One point was raised that would’ve caught the attention of investors: Tan Min-Liang did not say no to a secondary listing on another stock exchange. He said that the team is looking at possibilities but quickly added that he did not have any specific news to discuss in this earnings call.
Within that statement, Tan Min-Liang highlighted Razer’s business performance in the USA. To be exact, revenue from the Americas region in 1H2021 was US$317.8 million.
Do with that information what you will.
Conclusion
Razer has followed up on a successful FY2020, delivering a much more profitable 1H2021. Tan Min-Liang said this should be the case for the rest of 2021 and that Razer was in a “delightful situation where all our businesses are growing”.
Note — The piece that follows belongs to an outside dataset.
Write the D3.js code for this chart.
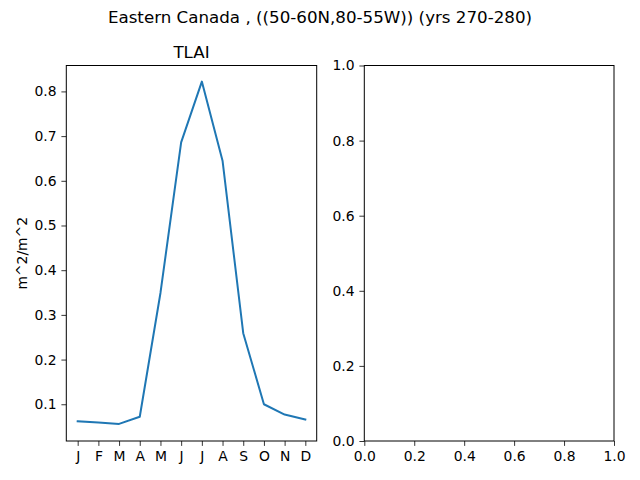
<!DOCTYPE html>
<html><head><meta charset="utf-8">
<script src="https://cdn.jsdelivr.net/npm/d3@7"></script>
<style>body{margin:0;background:#fff}svg{display:block}text{font-family:"DejaVu Sans",sans-serif;fill:#000}</style>
</head><body><svg id="c" width="640" height="480"></svg>
<script>
const months = ["J","F","M","A","M","J","J","A","S","O","N","D"];
const tlai = [0.062,0.059,0.056,0.072,0.349,0.686,0.822,0.645,0.259,0.100,0.077,0.066];
const leftYTicks = [0.1,0.2,0.3,0.4,0.5,0.6,0.7,0.8];
const rightTicks = [0,0.2,0.4,0.6,0.8,1.0];
const suptitle = "Eastern Canada , ((50-60N,80-55W)) (yrs 270-280)";
const axTitle = "TLAI";
const yLabel = "m^2/m^2";

const svg = d3.select("#c");
const plotTop = 65.5, plotBottom = 441;
const L = {x0:66.3, x1:316.7}, R = {x0:364.3, x1:614};
const fs = 13.9;

svg.append("text").attr("x",320).attr("y",22.5).attr("text-anchor","middle").style("font-size","16.7px").text(suptitle);

// left
const x = d3.scalePoint().domain(d3.range(12)).range([L.x0,L.x1]).padding(0.55);
const y = d3.scaleLinear().domain([0.0178,0.858]).range([plotBottom,plotTop]);
const gL = svg.append("g");
gL.append("g").attr("transform",`translate(0,${plotBottom})`)
  .call(d3.axisBottom(x).tickSizeOuter(0).tickSize(4.9).tickPadding(4.9).tickFormat(i=>months[i]));
gL.append("g").attr("transform",`translate(${L.x0},0)`)
  .call(d3.axisLeft(y).tickValues(leftYTicks).tickSizeOuter(0).tickSize(4.9).tickPadding(4.9).tickFormat(d3.format(".1f")));
gL.append("path").datum(tlai).attr("fill","none").attr("stroke","#1f77b4").attr("stroke-width",2).attr("stroke-linejoin","round").attr("stroke-linecap","square")
  .attr("d",d3.line().x((d,i)=>x(i)).y(d=>y(d)));
gL.append("rect").attr("x",L.x0).attr("y",plotTop).attr("width",L.x1-L.x0).attr("height",plotBottom-plotTop).attr("fill","none").attr("stroke","#000").attr("stroke-width",1);
gL.append("text").attr("x",(L.x0+L.x1)/2).attr("y",57.5).attr("text-anchor","middle").style("font-size","16.7px").text(axTitle);
gL.append("text").attr("transform",`translate(27,${(plotTop+plotBottom)/2}) rotate(-90)`).attr("text-anchor","middle").style("font-size",fs+"px").text(yLabel);

// right
const xr = d3.scaleLinear().domain([0,1]).range([R.x0,R.x1]);
const yr = d3.scaleLinear().domain([0,1]).range([plotBottom,plotTop]);
const gR = svg.append("g");
gR.append("g").attr("transform",`translate(0,${plotBottom})`)
  .call(d3.axisBottom(xr).tickValues(rightTicks).tickSizeOuter(0).tickSize(4.9).tickPadding(4.9).tickFormat(d3.format(".1f")));
gR.append("g").attr("transform",`translate(${R.x0},0)`)
  .call(d3.axisLeft(yr).tickValues(rightTicks).tickSizeOuter(0).tickSize(4.9).tickPadding(4.9).tickFormat(d3.format(".1f")));
gR.append("rect").attr("x",R.x0).attr("y",plotTop).attr("width",R.x1-R.x0).attr("height",plotBottom-plotTop).attr("fill","none").attr("stroke","#000").attr("stroke-width",1);

svg.selectAll(".domain").remove();
svg.selectAll(".tick text").style("font-size",fs+"px").attr("font-family",null);
svg.selectAll(".tick line").attr("stroke","#000").attr("stroke-width",0.8);
</script></body></html>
The firm’s share prices were reacting accordingly throughout the day, opening at HK$1.8 before closing at HK$1.89.
The business clearly has its eyes on the future, aiming to improve sustainability not just for its products, but its office spaces too. Single-use plastics have already been eliminated, but the endgame would be being 100% carbon neutral by 2030.
Naturally, Tan Chong Neng reminded investors that this was beneficial for both the environment and the business. He added explicitly that he did not see a negative impact on Razer’s profits and losses, as if to assuage folks on the call that this was not the company’s way of jumping on a fad.